While Katie emphasizes the support and love they received from so many, she, like so many women struggling with the heartbreak of infertility, also faced unintended hurt from people who likely didn’t know what to say. In these cases, she says, it’s better to ask questions or stay silent than offer potentially hurtful advice.

Don’t ask when/if a couple is going to “start a family,” “give grandchildren,” or anything similar

Everything happens for a reason

Any sentence that begins with “At least..”

Have you tried…..?

Mother’s Day can be particularly hard. You have no way of knowing if someone has experienced pregnancy loss, mother loss, or other grief like infertility. Be sensitive on this holiday. Words often fail. Sometimes a hug says enough.

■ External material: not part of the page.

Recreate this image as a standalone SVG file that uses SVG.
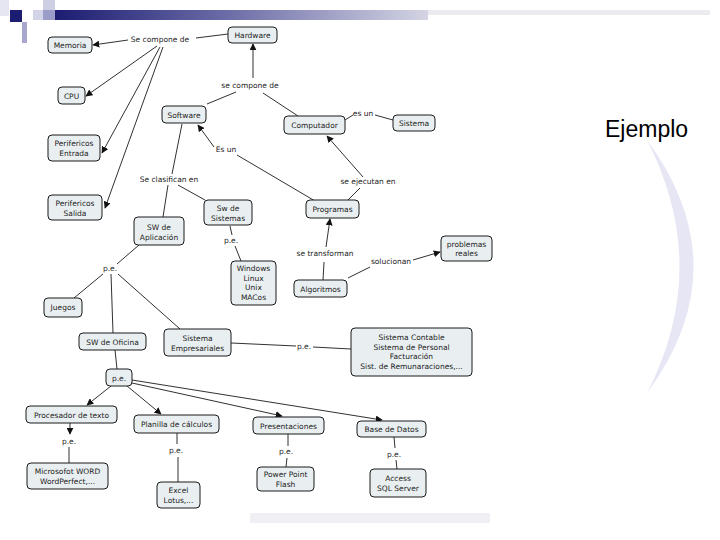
<svg xmlns="http://www.w3.org/2000/svg" width="720" height="540" viewBox="0 0 720 540">
<defs>
<linearGradient id="bar" x1="0" x2="1" y1="0" y2="0">
<stop offset="0" stop-color="#1c1c72"/>
<stop offset="0.45" stop-color="#6a6aa6"/>
<stop offset="1" stop-color="#d4d4e4"/>
</linearGradient>
<marker id="ah" viewBox="0 0 10 10" refX="9" refY="5" markerWidth="7" markerHeight="7" markerUnits="userSpaceOnUse" orient="auto">
<path d="M0,0 L10,5 L0,10 z" fill="#111"/>
</marker>
<style>
.n rect{fill:#e9eff1;stroke:#1a1a1a;stroke-width:1}
.n text,.l{font-family:"DejaVu Sans",Verdana,sans-serif;font-size:7.5px;fill:#222;text-anchor:middle}
.c line,.c path{stroke:#1a1a1a;stroke-width:0.9;fill:none}
.a{marker-end:url(#ah)}
</style>
</defs>
<rect width="720" height="540" fill="#fff"/>
<!-- slide decoration -->
<g id="decor">
<rect x="0" y="0" width="9" height="16" fill="#e6e6f2"/>
<rect x="10" y="10" width="12" height="12" fill="#1c1c72"/>
<rect x="22" y="22" width="5" height="21" fill="#a8a8cc"/>
<rect x="43" y="0" width="12" height="20" fill="#cfcfe4"/>
<rect x="33" y="10" width="10" height="10" fill="#d4d4e8"/>
<rect x="43" y="10" width="12" height="10" fill="#9c9cc8"/>
<rect x="55" y="10" width="373" height="10" fill="url(#bar)"/>
<rect x="428" y="10" width="282" height="5" fill="#ececf0"/>
<path d="M647,140 Q740,267 647,393 Q712,267 647,140 z" fill="#e6e6f4"/>
<rect x="250" y="513" width="240" height="10" fill="#f0f0f4"/>
<text x="605" y="137" font-family="'Liberation Sans',Arial,sans-serif" font-size="23" fill="#000">Ejemplo</text>
</g>
<g class="c" id="connectors">
<line x1="228" y1="34" x2="196" y2="38"/>
<line class="a" x1="128" y1="40" x2="93" y2="45"/>
<line class="a" x1="157" y1="46" x2="86" y2="96"/>
<line class="a" x1="160" y1="47" x2="102" y2="153"/>
<line class="a" x1="163" y1="47" x2="105" y2="208"/>
<line x1="207" y1="104" x2="236" y2="92"/>
<line x1="263" y1="93" x2="298" y2="116"/>
<line class="a" x1="253" y1="78" x2="253" y2="44"/>
<line x1="345" y1="120" x2="353" y2="115"/>
<line x1="375" y1="115" x2="393" y2="120"/>
<line x1="315" y1="201" x2="237" y2="155"/>
<line class="a" x1="214" y1="147" x2="198" y2="125"/>
<line x1="348" y1="200" x2="360" y2="188"/>
<line class="a" x1="363" y1="177" x2="327" y2="136"/>
<line x1="182" y1="124" x2="172" y2="174"/>
<line x1="168" y1="185" x2="163" y2="217"/>
<line x1="178" y1="185" x2="205" y2="200"/>
<line x1="230" y1="226" x2="232" y2="235"/>
<line x1="235" y1="246" x2="241" y2="261"/>
<line x1="323" y1="280" x2="324" y2="262"/>
<line class="a" x1="326" y1="247" x2="330" y2="219"/>
<line x1="348" y1="278" x2="370" y2="267"/>
<line class="a" x1="413" y1="260" x2="440" y2="252"/>
<line x1="139" y1="245" x2="117" y2="264"/>
<line x1="103" y1="274" x2="74" y2="298"/>
<line x1="111" y1="274" x2="113" y2="333"/>
<line x1="118" y1="274" x2="180" y2="329"/>
<line x1="231" y1="343" x2="296" y2="346"/>
<line x1="313" y1="347" x2="351" y2="349"/>
<line x1="115" y1="350" x2="117" y2="369"/>
<line class="a" x1="111" y1="386" x2="87" y2="405"/>
<line class="a" x1="127" y1="386" x2="161" y2="414"/>
<line class="a" x1="132" y1="383" x2="282" y2="416"/>
<line class="a" x1="132" y1="380" x2="382" y2="420"/>
<line class="a" x1="70" y1="423" x2="70" y2="434"/>
<line x1="69" y1="447" x2="69" y2="463"/>
<line x1="177" y1="433" x2="177" y2="444"/>
<line x1="178" y1="457" x2="178" y2="482"/>
<line x1="288" y1="434" x2="288" y2="446"/>
<line x1="287" y1="458" x2="286" y2="467"/>
<line x1="394" y1="437" x2="395" y2="448"/>
<line x1="396" y1="460" x2="397" y2="469"/>
</g>
<g id="labels">
<text class="l" x="160" y="42">Se compone de</text>
<text class="l" x="250" y="88">se compone de</text>
<text class="l" x="363" y="116">es un</text>
<text class="l" x="226" y="152">Es un</text>
<text class="l" x="169" y="182">Se clasifican en</text>
<text class="l" x="231" y="243">p.e.</text>
<text class="l" x="368" y="184">se ejecutan en</text>
<text class="l" x="325" y="256">se transforman</text>
<text class="l" x="391" y="264">solucionan</text>
<text class="l" x="110" y="271">p.e.</text>
<text class="l" x="304" y="349">p.e.</text>
<text class="l" x="69" y="444">p.e.</text>
<text class="l" x="176" y="453">p.e.</text>
<text class="l" x="286" y="454">p.e.</text>
<text class="l" x="394" y="457">p.e.</text>
</g>
<g class="n" id="hardware"><rect x="228" y="27" width="49" height="16" rx="4"/><text x="252.5" y="38">Hardware</text></g>
<g class="n" id="memoria"><rect x="48" y="37" width="44" height="16" rx="4"/><text x="70" y="48">Memoria</text></g>
<g class="n" id="cpu"><rect x="58" y="87" width="27" height="17" rx="4"/><text x="71.5" y="98.5">CPU</text></g>
<g class="n" id="software"><rect x="162" y="106" width="44" height="17" rx="4"/><text x="184" y="117.5">Software</text></g>
<g class="n" id="computador"><rect x="284" y="116" width="61" height="18" rx="4"/><text x="314.5" y="128">Computador</text></g>
<g class="n" id="sistema"><rect x="393" y="115" width="42" height="16" rx="4"/><text x="414" y="126">Sistema</text></g>
<g class="n" id="perifericos-entrada"><rect x="48" y="135" width="52" height="26" rx="4"/><text x="74" y="146">Perifericos</text><text x="74" y="156">Entrada</text></g>
<g class="n" id="perifericos-salida"><rect x="48" y="195" width="54" height="25" rx="4"/><text x="75" y="206">Perifericos</text><text x="75" y="216">Salida</text></g>
<g class="n" id="sw-sistemas"><rect x="204" y="200" width="48" height="25" rx="4"/><text x="228" y="211">Sw de</text><text x="228" y="221">Sistemas</text></g>
<g class="n" id="sw-aplicacion"><rect x="134" y="217" width="50" height="28" rx="4"/><text x="159" y="230">SW de</text><text x="159" y="239.5">Aplicación</text></g>
<g class="n" id="windows"><rect x="231" y="261" width="45" height="44" rx="4"/><text x="253.5" y="271">Windows</text><text x="253.5" y="280.5">Linux</text><text x="253.5" y="290">Unix</text><text x="253.5" y="299.5">MACos</text></g>
<g class="n" id="programas"><rect x="306" y="200" width="53" height="18" rx="4"/><text x="332.5" y="211.5">Programas</text></g>
<g class="n" id="algoritmos"><rect x="294" y="280" width="53" height="17" rx="4"/><text x="320.5" y="291.5">Algoritmos</text></g>
<g class="n" id="problemas"><rect x="441" y="236" width="51" height="25" rx="4"/><text x="466.5" y="246.5">problemas</text><text x="466.5" y="256">reales</text></g>
<g class="n" id="juegos"><rect x="44" y="298" width="38" height="19" rx="4"/><text x="63" y="310">Juegos</text></g>
<g class="n" id="sw-oficina"><rect x="79" y="333" width="67" height="17" rx="4"/><text x="112.5" y="344.5">SW de Oficina</text></g>
<g class="n" id="sistema-empresariales"><rect x="164" y="329" width="67" height="27" rx="4"/><text x="197.5" y="341">Sistema</text><text x="197.5" y="350.5">Empresariales</text></g>
<g class="n" id="pe-box"><rect x="106" y="369" width="26" height="17" rx="4"/><text x="119" y="380.5">p.e.</text></g>
<g class="n" id="procesador"><rect x="26" y="406" width="91" height="17" rx="4"/><text x="71.5" y="417.5">Procesador de texto</text></g>
<g class="n" id="planilla"><rect x="134" y="415" width="85" height="18" rx="4"/><text x="176.5" y="427">Planilla de cálculos</text></g>
<g class="n" id="presentaciones"><rect x="253" y="417" width="71" height="17" rx="4"/><text x="288.5" y="428.5">Presentaciones</text></g>
<g class="n" id="base-datos"><rect x="357" y="421" width="69" height="16" rx="4"/><text x="391.5" y="432">Base de Datos</text></g>
<g class="n" id="sistema-contable"><rect x="351" y="328" width="121" height="48" rx="4"/><text x="411.5" y="340">Sistema Contable</text><text x="411.5" y="349.5">Sistema de Personal</text><text x="411.5" y="359">Facturación</text><text x="411.5" y="368.5">Sist. de Remunaraciones,...</text></g>
<g class="n" id="microsoft"><rect x="27" y="463" width="81" height="26" rx="4"/><text x="67.5" y="474">Microsofot WORD</text><text x="67.5" y="484">WordPerfect,...</text></g>
<g class="n" id="excel"><rect x="157" y="482" width="43" height="26" rx="4"/><text x="178.5" y="493">Excel</text><text x="178.5" y="502.5">Lotus,...</text></g>
<g class="n" id="power-point"><rect x="257" y="467" width="57" height="24" rx="4"/><text x="285.5" y="477">Power Point</text><text x="285.5" y="486.5">Flash</text></g>
<g class="n" id="access"><rect x="370" y="469" width="56" height="28" rx="4"/><text x="398" y="481">Access</text><text x="398" y="491">SQL Server</text></g>
</svg>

Even after the adoption, don’t believe/say the myth that “now that you’ve adopted, you’ll probably get pregnant!” Yes, there are some cases of that happening, but not to everyone. Katie says, Nope. Still not pregnant.

Not every family is “one and done” by choice. Don’t ask or prod about having a sibling or make a mother feel guilty about having an “only child.” Secondary infertility is a real issue as well, and many women who have easily conceived their first are unable to carry a second pregnancy for any number of reasons.

It’s also helpful to adoptive families if you are sensitive about how you speak about their child and the adoption process. Some language is unintentionally hurtful. Adopted children are listening and internalizing what people say about them and their belonging to a family.